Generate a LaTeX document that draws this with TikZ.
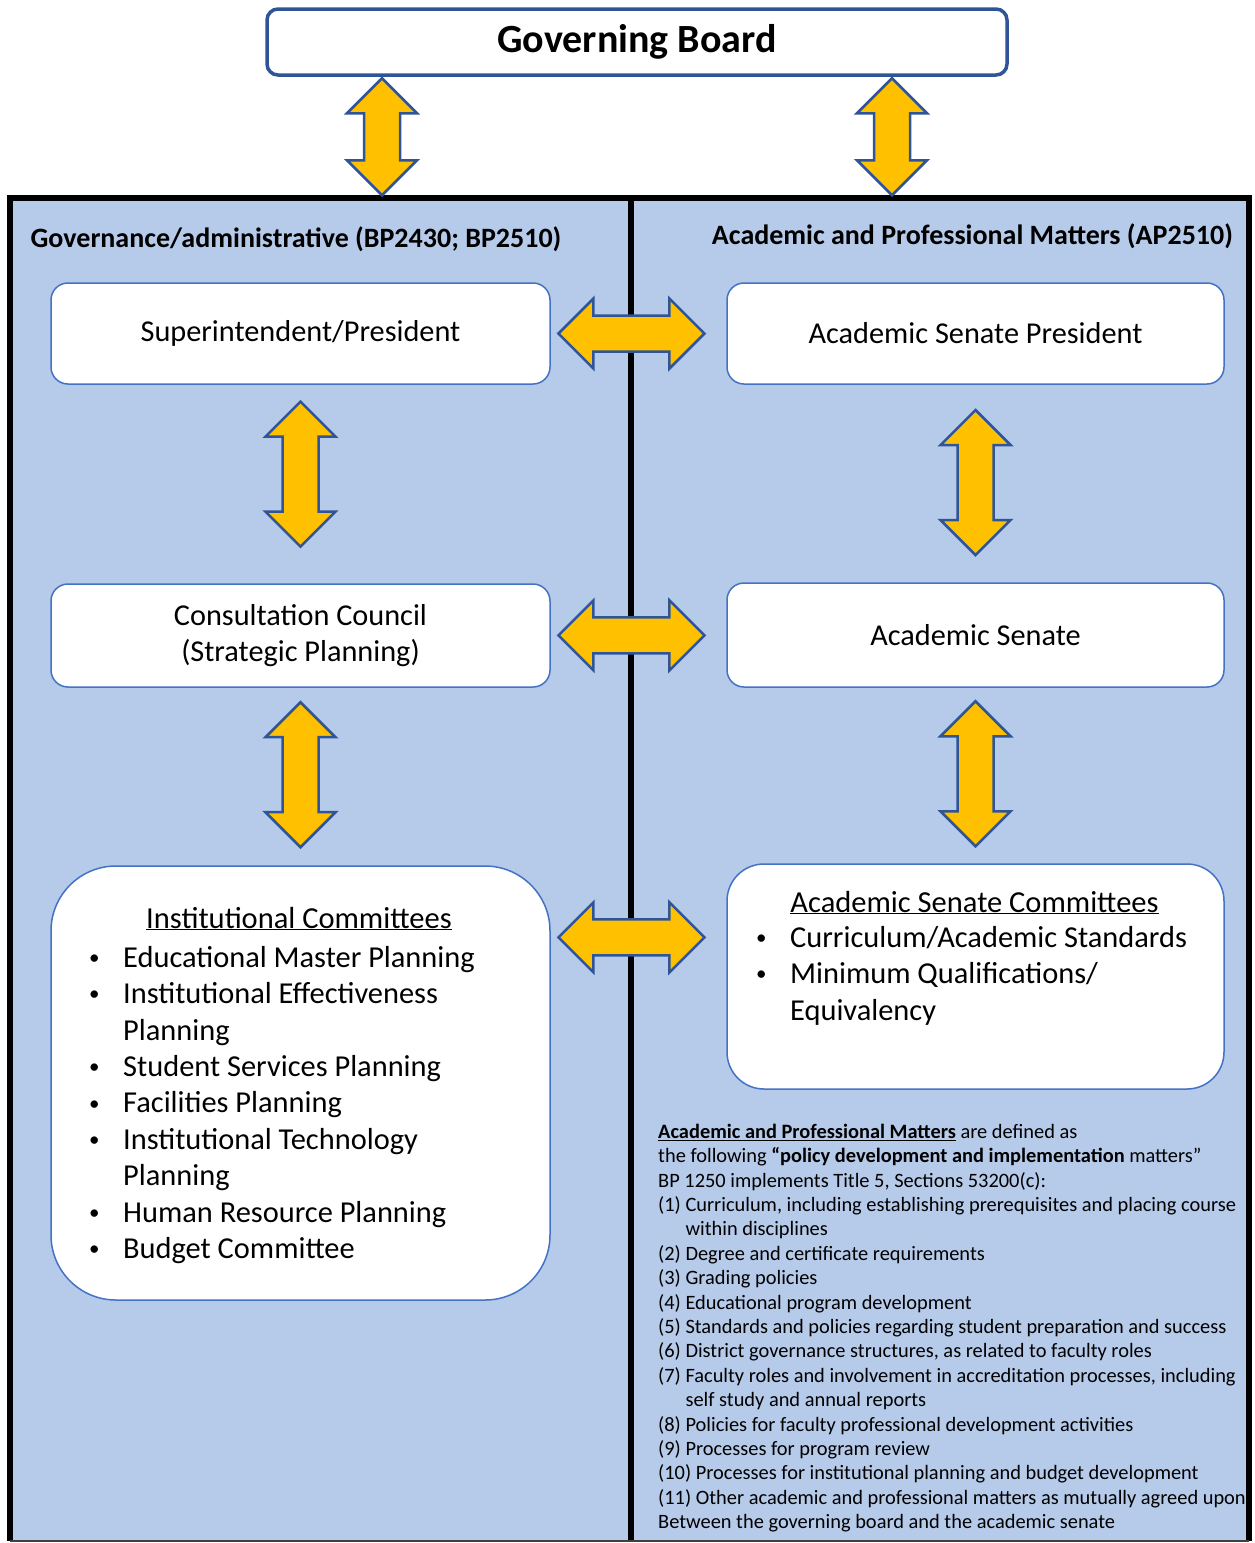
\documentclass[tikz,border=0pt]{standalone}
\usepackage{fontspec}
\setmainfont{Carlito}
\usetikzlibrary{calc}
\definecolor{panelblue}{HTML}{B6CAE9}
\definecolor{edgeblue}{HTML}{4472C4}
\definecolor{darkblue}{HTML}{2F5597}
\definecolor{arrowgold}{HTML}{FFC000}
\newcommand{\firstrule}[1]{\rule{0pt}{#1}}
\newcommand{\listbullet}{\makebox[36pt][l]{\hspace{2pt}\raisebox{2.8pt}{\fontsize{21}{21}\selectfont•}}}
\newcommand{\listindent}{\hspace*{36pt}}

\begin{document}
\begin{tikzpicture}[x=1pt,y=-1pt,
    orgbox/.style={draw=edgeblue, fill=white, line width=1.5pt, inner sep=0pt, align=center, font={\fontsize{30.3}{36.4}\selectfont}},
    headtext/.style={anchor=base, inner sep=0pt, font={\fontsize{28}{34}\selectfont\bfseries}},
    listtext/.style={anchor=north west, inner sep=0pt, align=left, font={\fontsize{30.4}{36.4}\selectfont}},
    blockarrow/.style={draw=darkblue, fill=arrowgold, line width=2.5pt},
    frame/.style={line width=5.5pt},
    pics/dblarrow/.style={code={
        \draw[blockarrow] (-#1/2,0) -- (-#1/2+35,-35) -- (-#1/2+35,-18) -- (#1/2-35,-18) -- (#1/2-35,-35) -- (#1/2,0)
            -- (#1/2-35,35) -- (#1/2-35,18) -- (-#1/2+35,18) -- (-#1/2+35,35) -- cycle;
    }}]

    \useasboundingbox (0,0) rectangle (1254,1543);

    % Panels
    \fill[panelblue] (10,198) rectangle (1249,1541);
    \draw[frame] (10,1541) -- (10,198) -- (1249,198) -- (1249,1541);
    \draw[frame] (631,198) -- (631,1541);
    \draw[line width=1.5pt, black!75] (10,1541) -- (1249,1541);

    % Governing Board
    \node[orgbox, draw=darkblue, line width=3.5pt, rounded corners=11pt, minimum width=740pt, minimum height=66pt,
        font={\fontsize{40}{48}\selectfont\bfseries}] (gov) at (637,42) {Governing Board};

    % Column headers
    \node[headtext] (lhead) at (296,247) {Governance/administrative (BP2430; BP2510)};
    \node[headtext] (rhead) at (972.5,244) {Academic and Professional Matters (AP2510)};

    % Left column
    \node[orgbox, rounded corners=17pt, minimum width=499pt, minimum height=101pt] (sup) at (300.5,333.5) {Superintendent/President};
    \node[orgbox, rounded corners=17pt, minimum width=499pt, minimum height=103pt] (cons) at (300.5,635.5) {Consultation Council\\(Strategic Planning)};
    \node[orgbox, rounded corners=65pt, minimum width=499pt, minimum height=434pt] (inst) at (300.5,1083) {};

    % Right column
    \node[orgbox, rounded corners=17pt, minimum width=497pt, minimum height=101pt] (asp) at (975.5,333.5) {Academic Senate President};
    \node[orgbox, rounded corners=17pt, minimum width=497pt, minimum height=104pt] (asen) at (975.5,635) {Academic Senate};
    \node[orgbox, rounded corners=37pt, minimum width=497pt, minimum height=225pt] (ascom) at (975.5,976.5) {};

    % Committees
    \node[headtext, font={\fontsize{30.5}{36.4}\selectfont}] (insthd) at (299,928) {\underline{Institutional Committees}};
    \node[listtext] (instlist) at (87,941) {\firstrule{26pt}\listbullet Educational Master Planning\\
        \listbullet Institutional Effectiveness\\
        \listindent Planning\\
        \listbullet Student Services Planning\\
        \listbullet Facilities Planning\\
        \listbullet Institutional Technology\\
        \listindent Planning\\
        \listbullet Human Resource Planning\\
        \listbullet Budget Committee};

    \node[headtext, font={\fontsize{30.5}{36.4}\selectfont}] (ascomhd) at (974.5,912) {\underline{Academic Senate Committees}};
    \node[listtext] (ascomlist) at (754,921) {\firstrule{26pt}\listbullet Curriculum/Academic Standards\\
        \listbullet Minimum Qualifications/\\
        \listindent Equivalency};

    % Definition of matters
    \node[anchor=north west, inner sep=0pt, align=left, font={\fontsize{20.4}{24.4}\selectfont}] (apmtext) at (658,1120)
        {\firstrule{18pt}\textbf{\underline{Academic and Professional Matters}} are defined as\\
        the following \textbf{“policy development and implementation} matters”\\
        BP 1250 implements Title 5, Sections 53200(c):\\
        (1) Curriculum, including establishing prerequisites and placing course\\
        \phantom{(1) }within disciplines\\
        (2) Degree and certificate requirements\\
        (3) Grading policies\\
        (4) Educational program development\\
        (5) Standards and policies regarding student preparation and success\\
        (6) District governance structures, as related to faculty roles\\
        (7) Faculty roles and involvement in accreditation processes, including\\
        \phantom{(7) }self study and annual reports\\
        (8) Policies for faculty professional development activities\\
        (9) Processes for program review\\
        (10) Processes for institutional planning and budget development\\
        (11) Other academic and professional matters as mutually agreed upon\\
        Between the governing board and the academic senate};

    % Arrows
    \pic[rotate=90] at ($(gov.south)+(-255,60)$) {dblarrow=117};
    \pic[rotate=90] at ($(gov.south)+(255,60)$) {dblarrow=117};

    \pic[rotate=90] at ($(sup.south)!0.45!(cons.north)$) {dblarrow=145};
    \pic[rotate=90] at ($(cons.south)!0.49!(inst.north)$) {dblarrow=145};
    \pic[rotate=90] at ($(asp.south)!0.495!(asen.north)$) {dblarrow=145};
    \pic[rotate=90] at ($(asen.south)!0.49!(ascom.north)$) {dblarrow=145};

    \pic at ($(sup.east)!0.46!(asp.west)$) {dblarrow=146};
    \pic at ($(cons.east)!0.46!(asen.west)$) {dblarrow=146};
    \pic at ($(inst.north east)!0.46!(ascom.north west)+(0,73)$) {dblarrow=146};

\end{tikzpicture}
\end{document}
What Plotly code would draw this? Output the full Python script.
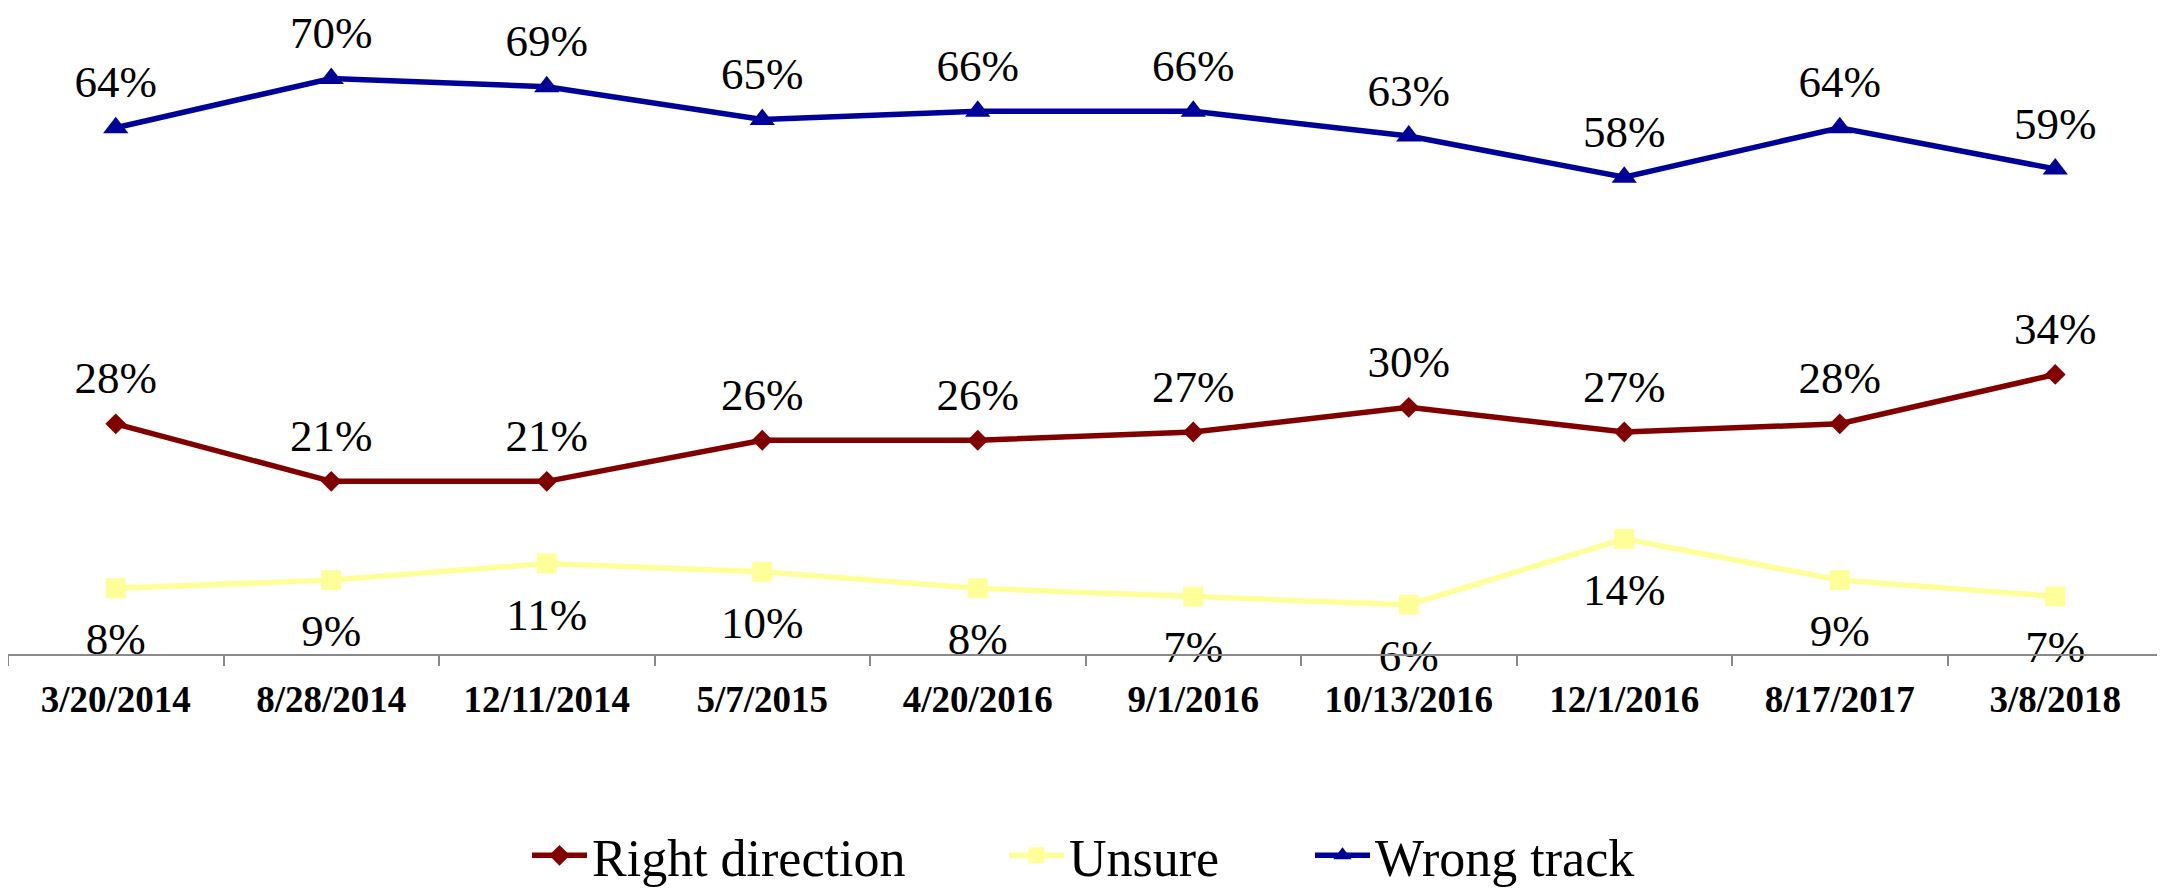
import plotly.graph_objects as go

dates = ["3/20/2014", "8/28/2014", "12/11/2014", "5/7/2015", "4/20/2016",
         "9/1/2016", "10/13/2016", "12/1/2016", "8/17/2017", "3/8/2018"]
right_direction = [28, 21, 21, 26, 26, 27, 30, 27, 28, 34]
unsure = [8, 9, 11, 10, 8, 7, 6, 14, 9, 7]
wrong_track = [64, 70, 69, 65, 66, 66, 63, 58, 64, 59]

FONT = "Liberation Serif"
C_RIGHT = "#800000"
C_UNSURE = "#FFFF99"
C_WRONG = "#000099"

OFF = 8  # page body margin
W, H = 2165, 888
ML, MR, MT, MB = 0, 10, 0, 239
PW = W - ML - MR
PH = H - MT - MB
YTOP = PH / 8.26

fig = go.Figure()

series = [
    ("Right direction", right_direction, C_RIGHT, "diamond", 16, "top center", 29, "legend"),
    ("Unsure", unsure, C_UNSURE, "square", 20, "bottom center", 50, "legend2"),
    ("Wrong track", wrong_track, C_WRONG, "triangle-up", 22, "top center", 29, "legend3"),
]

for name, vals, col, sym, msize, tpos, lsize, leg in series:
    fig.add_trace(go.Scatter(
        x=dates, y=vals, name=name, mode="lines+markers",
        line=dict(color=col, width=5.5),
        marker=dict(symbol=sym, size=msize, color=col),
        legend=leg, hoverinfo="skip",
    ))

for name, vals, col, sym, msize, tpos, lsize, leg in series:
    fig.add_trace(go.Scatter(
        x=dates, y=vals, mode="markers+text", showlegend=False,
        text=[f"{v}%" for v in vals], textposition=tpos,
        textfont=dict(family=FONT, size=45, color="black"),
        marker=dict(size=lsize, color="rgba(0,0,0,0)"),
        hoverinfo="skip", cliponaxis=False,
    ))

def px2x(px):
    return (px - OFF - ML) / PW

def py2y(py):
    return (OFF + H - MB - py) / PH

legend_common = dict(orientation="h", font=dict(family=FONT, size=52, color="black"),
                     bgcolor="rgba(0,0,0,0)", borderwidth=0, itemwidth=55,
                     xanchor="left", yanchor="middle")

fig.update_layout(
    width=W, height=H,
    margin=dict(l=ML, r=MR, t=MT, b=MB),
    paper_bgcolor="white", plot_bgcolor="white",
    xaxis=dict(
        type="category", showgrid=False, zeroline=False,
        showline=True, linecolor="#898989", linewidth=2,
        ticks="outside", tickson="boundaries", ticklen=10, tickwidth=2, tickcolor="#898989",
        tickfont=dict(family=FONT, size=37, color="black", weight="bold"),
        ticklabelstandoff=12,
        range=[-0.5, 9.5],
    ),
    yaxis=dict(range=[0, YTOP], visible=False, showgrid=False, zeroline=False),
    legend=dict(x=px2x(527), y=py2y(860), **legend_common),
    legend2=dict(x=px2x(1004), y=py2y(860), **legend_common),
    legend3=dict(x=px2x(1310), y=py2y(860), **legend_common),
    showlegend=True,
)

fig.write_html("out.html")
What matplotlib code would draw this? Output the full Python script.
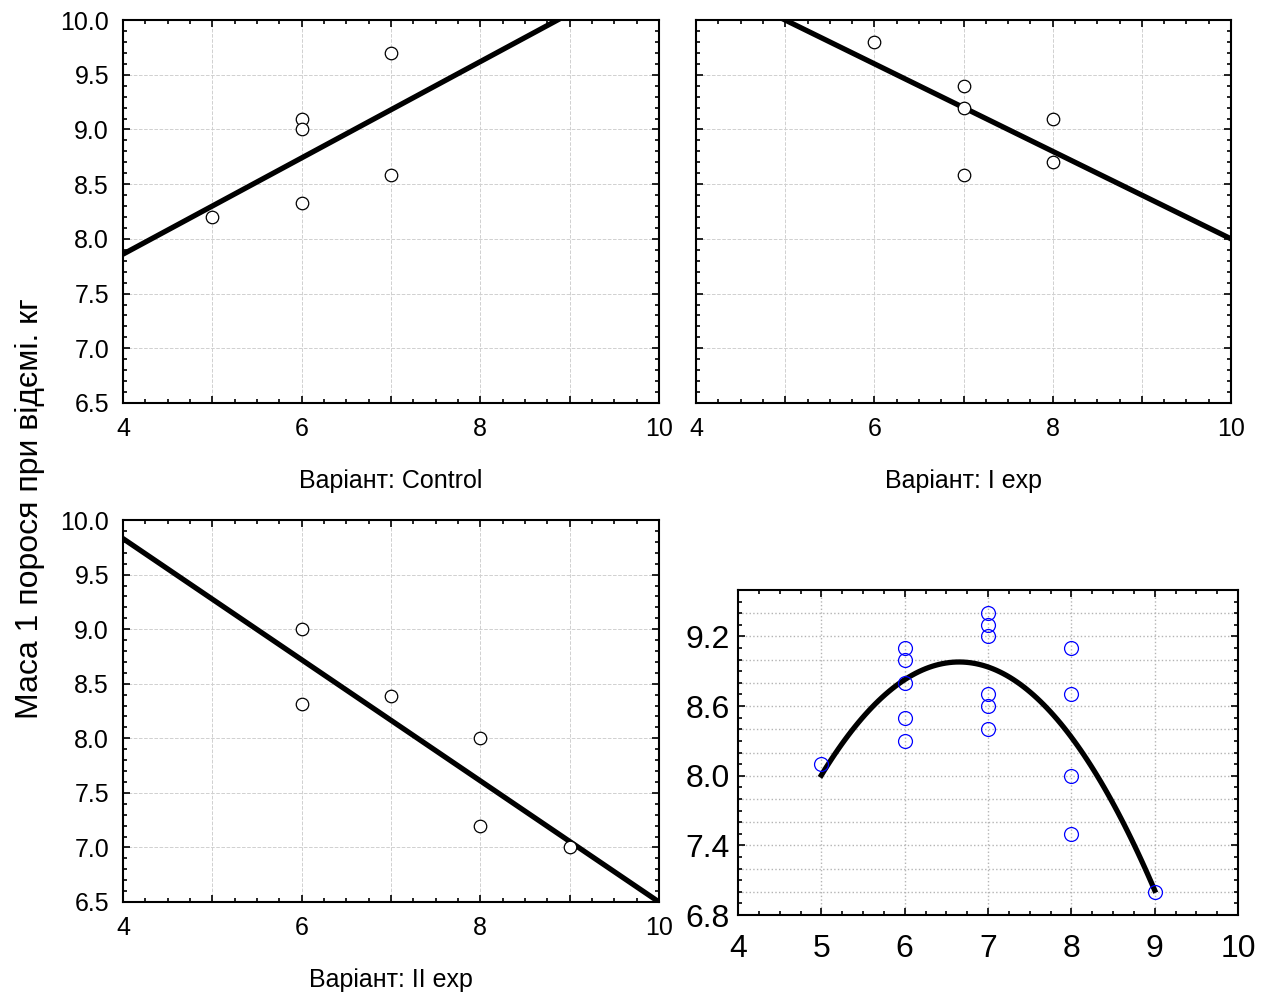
▬▬▬▬▬▬▬▬▬▬
Work required => Quote the lines above exactly, starting with the one that has "What Plotly code" and ending with the one that has "return (OFF + H - MB - py) / PH"; drop the pictures and include nothing else.

Solved exercise =>
What Plotly code would draw this? Output the full Python script.
import plotly.graph_objects as go

dates = ["3/20/2014", "8/28/2014", "12/11/2014", "5/7/2015", "4/20/2016",
         "9/1/2016", "10/13/2016", "12/1/2016", "8/17/2017", "3/8/2018"]
right_direction = [28, 21, 21, 26, 26, 27, 30, 27, 28, 34]
unsure = [8, 9, 11, 10, 8, 7, 6, 14, 9, 7]
wrong_track = [64, 70, 69, 65, 66, 66, 63, 58, 64, 59]

FONT = "Liberation Serif"
C_RIGHT = "#800000"
C_UNSURE = "#FFFF99"
C_WRONG = "#000099"

OFF = 8  # page body margin
W, H = 2165, 888
ML, MR, MT, MB = 0, 10, 0, 239
PW = W - ML - MR
PH = H - MT - MB
YTOP = PH / 8.26

fig = go.Figure()

series = [
    ("Right direction", right_direction, C_RIGHT, "diamond", 16, "top center", 29, "legend"),
    ("Unsure", unsure, C_UNSURE, "square", 20, "bottom center", 50, "legend2"),
    ("Wrong track", wrong_track, C_WRONG, "triangle-up", 22, "top center", 29, "legend3"),
]

for name, vals, col, sym, msize, tpos, lsize, leg in series:
    fig.add_trace(go.Scatter(
        x=dates, y=vals, name=name, mode="lines+markers",
        line=dict(color=col, width=5.5),
        marker=dict(symbol=sym, size=msize, color=col),
        legend=leg, hoverinfo="skip",
    ))

for name, vals, col, sym, msize, tpos, lsize, leg in series:
    fig.add_trace(go.Scatter(
        x=dates, y=vals, mode="markers+text", showlegend=False,
        text=[f"{v}%" for v in vals], textposition=tpos,
        textfont=dict(family=FONT, size=45, color="black"),
        marker=dict(size=lsize, color="rgba(0,0,0,0)"),
        hoverinfo="skip", cliponaxis=False,
    ))

def px2x(px):
    return (px - OFF - ML) / PW

def py2y(py):
    return (OFF + H - MB - py) / PH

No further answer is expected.